▸ Written instruction
Give an exact transcription of every line, dropping the images.

** start Supplied material **

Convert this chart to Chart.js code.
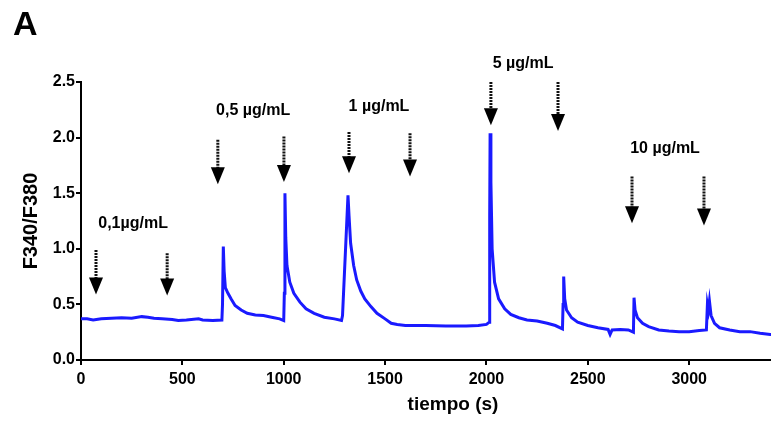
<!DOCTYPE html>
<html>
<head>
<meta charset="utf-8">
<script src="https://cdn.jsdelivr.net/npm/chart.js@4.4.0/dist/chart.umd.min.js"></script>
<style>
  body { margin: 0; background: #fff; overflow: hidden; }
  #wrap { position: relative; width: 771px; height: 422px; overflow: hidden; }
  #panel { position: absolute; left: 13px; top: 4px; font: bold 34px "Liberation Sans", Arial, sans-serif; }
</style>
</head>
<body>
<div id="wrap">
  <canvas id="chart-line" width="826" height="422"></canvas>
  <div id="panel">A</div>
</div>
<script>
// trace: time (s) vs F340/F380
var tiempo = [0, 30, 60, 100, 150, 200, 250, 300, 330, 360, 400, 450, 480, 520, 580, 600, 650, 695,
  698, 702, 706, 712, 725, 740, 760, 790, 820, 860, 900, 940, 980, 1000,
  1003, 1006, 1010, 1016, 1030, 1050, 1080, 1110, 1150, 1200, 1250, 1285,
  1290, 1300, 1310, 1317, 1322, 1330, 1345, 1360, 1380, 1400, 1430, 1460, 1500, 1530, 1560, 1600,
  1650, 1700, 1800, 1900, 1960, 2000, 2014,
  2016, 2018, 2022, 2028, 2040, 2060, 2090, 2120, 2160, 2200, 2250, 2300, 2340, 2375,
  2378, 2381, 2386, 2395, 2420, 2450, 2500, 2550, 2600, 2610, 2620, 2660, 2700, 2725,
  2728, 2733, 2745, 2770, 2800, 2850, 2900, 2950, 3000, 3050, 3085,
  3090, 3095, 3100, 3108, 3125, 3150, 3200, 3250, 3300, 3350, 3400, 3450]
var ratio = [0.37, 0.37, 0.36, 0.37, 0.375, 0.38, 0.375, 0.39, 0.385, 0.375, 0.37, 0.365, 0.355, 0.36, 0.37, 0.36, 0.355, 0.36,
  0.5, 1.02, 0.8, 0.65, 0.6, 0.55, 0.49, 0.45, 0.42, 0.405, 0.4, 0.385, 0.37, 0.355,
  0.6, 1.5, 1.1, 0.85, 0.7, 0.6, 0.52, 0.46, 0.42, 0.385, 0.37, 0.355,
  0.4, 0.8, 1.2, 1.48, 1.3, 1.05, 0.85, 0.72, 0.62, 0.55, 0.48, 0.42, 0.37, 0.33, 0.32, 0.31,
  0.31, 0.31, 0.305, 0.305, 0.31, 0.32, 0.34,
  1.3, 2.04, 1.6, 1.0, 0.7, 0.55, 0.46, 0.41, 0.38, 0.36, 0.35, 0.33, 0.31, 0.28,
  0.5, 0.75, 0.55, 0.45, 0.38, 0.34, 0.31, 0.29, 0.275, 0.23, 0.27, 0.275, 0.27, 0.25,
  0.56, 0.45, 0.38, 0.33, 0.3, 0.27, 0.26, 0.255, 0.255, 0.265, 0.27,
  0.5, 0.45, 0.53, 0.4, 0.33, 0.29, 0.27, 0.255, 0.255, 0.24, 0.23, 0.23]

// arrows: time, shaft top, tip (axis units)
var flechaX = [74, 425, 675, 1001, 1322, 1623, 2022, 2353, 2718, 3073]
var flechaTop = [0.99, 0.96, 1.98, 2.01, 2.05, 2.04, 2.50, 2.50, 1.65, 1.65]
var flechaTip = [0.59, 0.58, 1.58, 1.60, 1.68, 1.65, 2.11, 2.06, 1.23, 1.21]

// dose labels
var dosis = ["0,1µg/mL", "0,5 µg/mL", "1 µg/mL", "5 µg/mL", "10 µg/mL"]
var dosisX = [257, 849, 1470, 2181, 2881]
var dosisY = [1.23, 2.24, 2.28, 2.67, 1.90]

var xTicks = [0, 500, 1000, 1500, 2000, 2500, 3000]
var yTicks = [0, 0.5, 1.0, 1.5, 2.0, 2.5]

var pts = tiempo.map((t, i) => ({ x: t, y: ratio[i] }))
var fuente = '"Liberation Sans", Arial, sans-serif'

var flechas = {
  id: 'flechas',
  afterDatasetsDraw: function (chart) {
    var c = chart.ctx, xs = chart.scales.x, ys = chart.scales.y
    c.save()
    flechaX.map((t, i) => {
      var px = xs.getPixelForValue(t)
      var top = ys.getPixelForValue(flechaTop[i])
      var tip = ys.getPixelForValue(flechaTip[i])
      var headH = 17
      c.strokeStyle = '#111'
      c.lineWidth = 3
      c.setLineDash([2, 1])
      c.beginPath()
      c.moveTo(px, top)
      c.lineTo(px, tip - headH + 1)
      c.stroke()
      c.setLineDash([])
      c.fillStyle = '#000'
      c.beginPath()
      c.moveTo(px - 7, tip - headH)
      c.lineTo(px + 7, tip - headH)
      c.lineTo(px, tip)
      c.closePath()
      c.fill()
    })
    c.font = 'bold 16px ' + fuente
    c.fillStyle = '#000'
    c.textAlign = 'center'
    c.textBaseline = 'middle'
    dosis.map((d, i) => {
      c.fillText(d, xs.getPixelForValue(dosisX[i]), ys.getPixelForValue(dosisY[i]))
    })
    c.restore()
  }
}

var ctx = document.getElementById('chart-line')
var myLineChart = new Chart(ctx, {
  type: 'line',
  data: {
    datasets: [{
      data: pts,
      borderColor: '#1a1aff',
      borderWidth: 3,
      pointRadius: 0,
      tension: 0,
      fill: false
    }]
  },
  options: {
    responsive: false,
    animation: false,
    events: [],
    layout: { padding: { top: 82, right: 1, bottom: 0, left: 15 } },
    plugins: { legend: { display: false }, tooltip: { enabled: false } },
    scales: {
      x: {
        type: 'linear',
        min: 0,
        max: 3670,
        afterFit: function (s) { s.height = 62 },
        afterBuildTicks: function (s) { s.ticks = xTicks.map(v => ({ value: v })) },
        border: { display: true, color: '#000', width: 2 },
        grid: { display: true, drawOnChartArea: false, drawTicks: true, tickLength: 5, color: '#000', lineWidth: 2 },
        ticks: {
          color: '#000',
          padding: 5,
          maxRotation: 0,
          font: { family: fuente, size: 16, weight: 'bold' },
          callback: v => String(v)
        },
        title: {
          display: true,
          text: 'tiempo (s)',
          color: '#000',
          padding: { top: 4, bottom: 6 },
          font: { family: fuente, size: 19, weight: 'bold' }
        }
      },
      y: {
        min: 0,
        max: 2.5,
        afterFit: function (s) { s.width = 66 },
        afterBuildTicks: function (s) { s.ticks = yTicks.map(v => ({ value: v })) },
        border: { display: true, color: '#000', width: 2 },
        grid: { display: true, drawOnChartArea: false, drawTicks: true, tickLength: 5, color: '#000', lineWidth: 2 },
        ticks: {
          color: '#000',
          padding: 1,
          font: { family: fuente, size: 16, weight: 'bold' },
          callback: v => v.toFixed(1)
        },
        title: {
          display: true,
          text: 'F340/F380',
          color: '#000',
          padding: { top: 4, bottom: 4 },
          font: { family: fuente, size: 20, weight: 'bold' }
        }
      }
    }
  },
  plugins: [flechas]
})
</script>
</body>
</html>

** end Supplied material **

▸ The output
Convert this chart to Chart.js code.
<!DOCTYPE html>
<html>
<head>
<meta charset="utf-8">
<script src="https://cdn.jsdelivr.net/npm/chart.js@4.4.0/dist/chart.umd.min.js"></script>
<style>
  body { margin: 0; background: #fff; overflow: hidden; }
  #wrap { position: relative; width: 771px; height: 422px; overflow: hidden; }
  #panel { position: absolute; left: 13px; top: 4px; font: bold 34px "Liberation Sans", Arial, sans-serif; }
</style>
</head>
<body>
<div id="wrap">
  <canvas id="chart-line" width="826" height="422"></canvas>
  <div id="panel">A</div>
</div>
<script>
// trace: time (s) vs F340/F380
var tiempo = [0, 30, 60, 100, 150, 200, 250, 300, 330, 360, 400, 450, 480, 520, 580, 600, 650, 695,
  698, 702, 706, 712, 725, 740, 760, 790, 820, 860, 900, 940, 980, 1000,
  1003, 1006, 1010, 1016, 1030, 1050, 1080, 1110, 1150, 1200, 1250, 1285,
  1290, 1300, 1310, 1317, 1322, 1330, 1345, 1360, 1380, 1400, 1430, 1460, 1500, 1530, 1560, 1600,
  1650, 1700, 1800, 1900, 1960, 2000, 2014,
  2016, 2018, 2022, 2028, 2040, 2060, 2090, 2120, 2160, 2200, 2250, 2300, 2340, 2375,
  2378, 2381, 2386, 2395, 2420, 2450, 2500, 2550, 2600, 2610, 2620, 2660, 2700, 2725,
  2728, 2733, 2745, 2770, 2800, 2850, 2900, 2950, 3000, 3050, 3085,
  3090, 3095, 3100, 3108, 3125, 3150, 3200, 3250, 3300, 3350, 3400, 3450]
var ratio = [0.37, 0.37, 0.36, 0.37, 0.375, 0.38, 0.375, 0.39, 0.385, 0.375, 0.37, 0.365, 0.355, 0.36, 0.37, 0.36, 0.355, 0.36,
  0.5, 1.02, 0.8, 0.65, 0.6, 0.55, 0.49, 0.45, 0.42, 0.405, 0.4, 0.385, 0.37, 0.355,
  0.6, 1.5, 1.1, 0.85, 0.7, 0.6, 0.52, 0.46, 0.42, 0.385, 0.37, 0.355,
  0.4, 0.8, 1.2, 1.48, 1.3, 1.05, 0.85, 0.72, 0.62, 0.55, 0.48, 0.42, 0.37, 0.33, 0.32, 0.31,
  0.31, 0.31, 0.305, 0.305, 0.31, 0.32, 0.34,
  1.3, 2.04, 1.6, 1.0, 0.7, 0.55, 0.46, 0.41, 0.38, 0.36, 0.35, 0.33, 0.31, 0.28,
  0.5, 0.75, 0.55, 0.45, 0.38, 0.34, 0.31, 0.29, 0.275, 0.23, 0.27, 0.275, 0.27, 0.25,
  0.56, 0.45, 0.38, 0.33, 0.3, 0.27, 0.26, 0.255, 0.255, 0.265, 0.27,
  0.5, 0.45, 0.53, 0.4, 0.33, 0.29, 0.27, 0.255, 0.255, 0.24, 0.23, 0.23]

// arrows: time, shaft top, tip (axis units)
var flechaX = [74, 425, 675, 1001, 1322, 1623, 2022, 2353, 2718, 3073]
var flechaTop = [0.99, 0.96, 1.98, 2.01, 2.05, 2.04, 2.50, 2.50, 1.65, 1.65]
var flechaTip = [0.59, 0.58, 1.58, 1.60, 1.68, 1.65, 2.11, 2.06, 1.23, 1.21]

// dose labels
var dosis = ["0,1µg/mL", "0,5 µg/mL", "1 µg/mL", "5 µg/mL", "10 µg/mL"]
var dosisX = [257, 849, 1470, 2181, 2881]
var dosisY = [1.23, 2.24, 2.28, 2.67, 1.90]

var xTicks = [0, 500, 1000, 1500, 2000, 2500, 3000]
var yTicks = [0, 0.5, 1.0, 1.5, 2.0, 2.5]

var pts = tiempo.map((t, i) => ({ x: t, y: ratio[i] }))
var fuente = '"Liberation Sans", Arial, sans-serif'

var flechas = {
  id: 'flechas',
  afterDatasetsDraw: function (chart) {
    var c = chart.ctx, xs = chart.scales.x, ys = chart.scales.y
    c.save()
    flechaX.map((t, i) => {
      var px = xs.getPixelForValue(t)
      var top = ys.getPixelForValue(flechaTop[i])
      var tip = ys.getPixelForValue(flechaTip[i])
      var headH = 17
      c.strokeStyle = '#111'
      c.lineWidth = 3
      c.setLineDash([2, 1])
      c.beginPath()
      c.moveTo(px, top)
      c.lineTo(px, tip - headH + 1)
      c.stroke()
      c.setLineDash([])
      c.fillStyle = '#000'
      c.beginPath()
      c.moveTo(px - 7, tip - headH)
      c.lineTo(px + 7, tip - headH)
      c.lineTo(px, tip)
      c.closePath()
      c.fill()
    })
    c.font = 'bold 16px ' + fuente
    c.fillStyle = '#000'
    c.textAlign = 'center'
    c.textBaseline = 'middle'
    dosis.map((d, i) => {
      c.fillText(d, xs.getPixelForValue(dosisX[i]), ys.getPixelForValue(dosisY[i]))
    })
    c.restore()
  }
}

var ctx = document.getElementById('chart-line')
var myLineChart = new Chart(ctx, {
  type: 'line',
  data: {
    datasets: [{
      data: pts,
      borderColor: '#1a1aff',
      borderWidth: 3,
      pointRadius: 0,
      tension: 0,
      fill: false
    }]
  },
  options: {
    responsive: false,
    animation: false,
    events: [],
    layout: { padding: { top: 82, right: 1, bottom: 0, left: 15 } },
    plugins: { legend: { display: false }, tooltip: { enabled: false } },
    scales: {
      x: {
        type: 'linear',
        min: 0,
        max: 3670,
        afterFit: function (s) { s.height = 62 },
        afterBuildTicks: function (s) { s.ticks = xTicks.map(v => ({ value: v })) },
        border: { display: true, color: '#000', width: 2 },
        grid: { display: true, drawOnChartArea: false, drawTicks: true, tickLength: 5, color: '#000', lineWidth: 2 },
        ticks: {
          color: '#000',
          padding: 5,
          maxRotation: 0,
          font: { family: fuente, size: 16, weight: 'bold' },
          callback: v => String(v)
        },
        title: {
          display: true,
          text: 'tiempo (s)',
          color: '#000',
          padding: { top: 4, bottom: 6 },
          font: { family: fuente, size: 19, weight: 'bold' }
        }
      },
      y: {
        min: 0,
        max: 2.5,
        afterFit: function (s) { s.width = 66 },
        afterBuildTicks: function (s) { s.ticks = yTicks.map(v => ({ value: v })) },
        border: { display: true, color: '#000', width: 2 },
        grid: { display: true, drawOnChartArea: false, drawTicks: true, tickLength: 5, color: '#000', lineWidth: 2 },
        ticks: {
          color: '#000',
          padding: 1,
          font: { family: fuente, size: 16, weight: 'bold' },
          callback: v => v.toFixed(1)
        },
        title: {
          display: true,
          text: 'F340/F380',
          color: '#000',
          padding: { top: 4, bottom: 4 },
          font: { family: fuente, size: 20, weight: 'bold' }
        }
      }
    }
  },
  plugins: [flechas]
})
</script>
</body>
</html>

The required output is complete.